Now regarding formulas specifically designed for multilayer coils
one was posted by Dean and jim lux from the AARL handbook: (commonly
called Wheelers as the above are too)
L (uH) = 0.8 * a2 * n2 / (6*a + 9*b + 10*c )
where
a = average radius of windings
b = length of the coil
c = difference between the outer and inner radii of the coil.
all dimensions in inches.

Another by Bartb (6/4/2009 at 3.59pm)
(31.6 * n² * r²) / (6* r + 9*L + 10*(r0-r1))
n = total turns
ri = inside coil radius
ro = outside coil radius
L = coil length
Now this formula is CLOSE to the above, but not exact as someone along
the way has done a conversion from metric to inches and not quite got it
right - but it agrees within 0.1 or 0.3%
that number in front should be 31.49 - but whos' counting????
It is no different from the others above
(as long as people use "reasonable" numbers and ratios etc)
all dimensions in metres.

as you can see no-one seems to be consistent with terms they use, or
letters that assign to variables...eg why is "a" the radius?, why is "b"
the length?, they swap radius for diameter and vice versa for no
apparent reason and it doesn't make the formulas anymore accurate or
easy to use..

If we all started from first principles and derived the inductance
formulas from scratch there wouldn't be much of an issue - and I believe
Dr. Antonio Carlos M. de Queiroz has written a program to derive the
inductance for any coil....

Regards
Stephen

P.s I will post some more general formulas tomorrow on inductance and
calculating the Coil of Maximum Inductance - as I'm due to do some work
which I have to rush of to...

bartb wrote:
> Hi Kurt and All (thanks for all your replies),
>
> I looked at all the formula's given and they all appear to be Wheeler
> from an air core inductance derivation. The formula that I used, I'm
> not sure of it's nature, but it is far off. However, the proline
> calculator is still significantly off as well from these Wheeler
> formula's by about 1H for the coil example I used.
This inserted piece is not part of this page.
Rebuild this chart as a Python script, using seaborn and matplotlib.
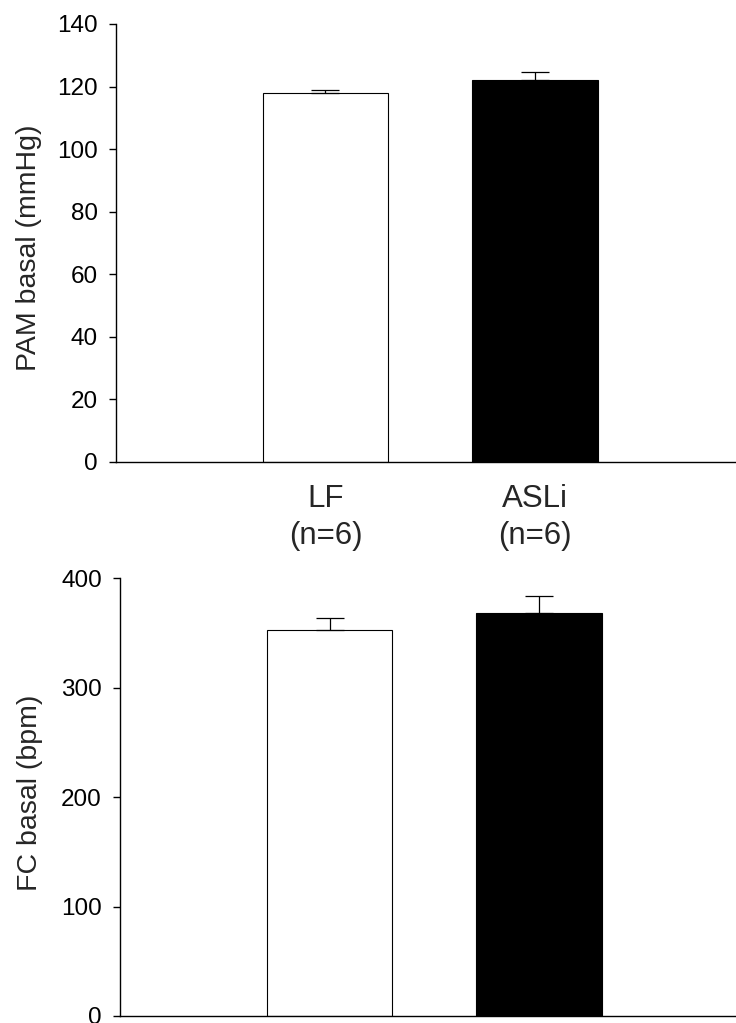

In my spreadsheet,
> layers are an input and used to determine total turns. Although the
> calculators turns and layers match my own, the Wheeler formula shows
> 3.95H where proline shows 5H. So, there is something else proline is
> looking at. However, the Wheeler formula (however you use it), is an
> air core multilayer coil formula.
>
> A magnetic mass such as ferrite, iron, or various composites will vary
> permeability substantially. While researching this aspect, the
> following formula was predominant:
> L=(0.4*pi*µ*N^2 *A*10^-8 )//l/
> where:
> L=inductance (henries)
> µ=core permeability
> N=number of turns
> A=core across section (cm^2 )
> /l/=magnetic path length(cm)
>
> The permeability of cores can vary widely, so one has their work cut
> out for them using a magnetic core.
>
> But as Kurt mentioned, maybe an air core inductor would suffice. This
> would certainly make the coil design far easier and L far more
> manageable. Considering the low current, it just might be the way to
> do it.
>
> Take care,
> Bart
>
>
> Kurt Schraner wrote:
>> Hi,
>>
>> Bart, I apparently seem using the same formula as the guy on
>> http://www.pronine.ca/multind.htm
>>
>> The formula seems to stem from the radio amateurs handbook. I took
>> mine from:
>>
>> ARRL Handbook 1957 / p27
>>
>> a=avg.diameter in inches = (Di+Da)/2
>> b=length of winding in inches
>> c=radial depth of winding in inches = (Da-Di)/2
>>
>> L[uH]=(0.2*a^2*n^2)/(3*a+9*b+10*c)
>>
>> I've verified it's results on my induction coils (without core, of
>> course), and it works well, i.e.:
>> My 26k turns induction coil secondary: measured 15.15H; calc. 15.09H;
>> Error 0.42%
>> My 48k turns induction coil secondary: measured 49.8  H; calc. 47.7
>> H; Error 4.22%
>>
>> More precise methods could probably been taken from NBS circular 74,
>> but the above is about within the precision of my LCR meter.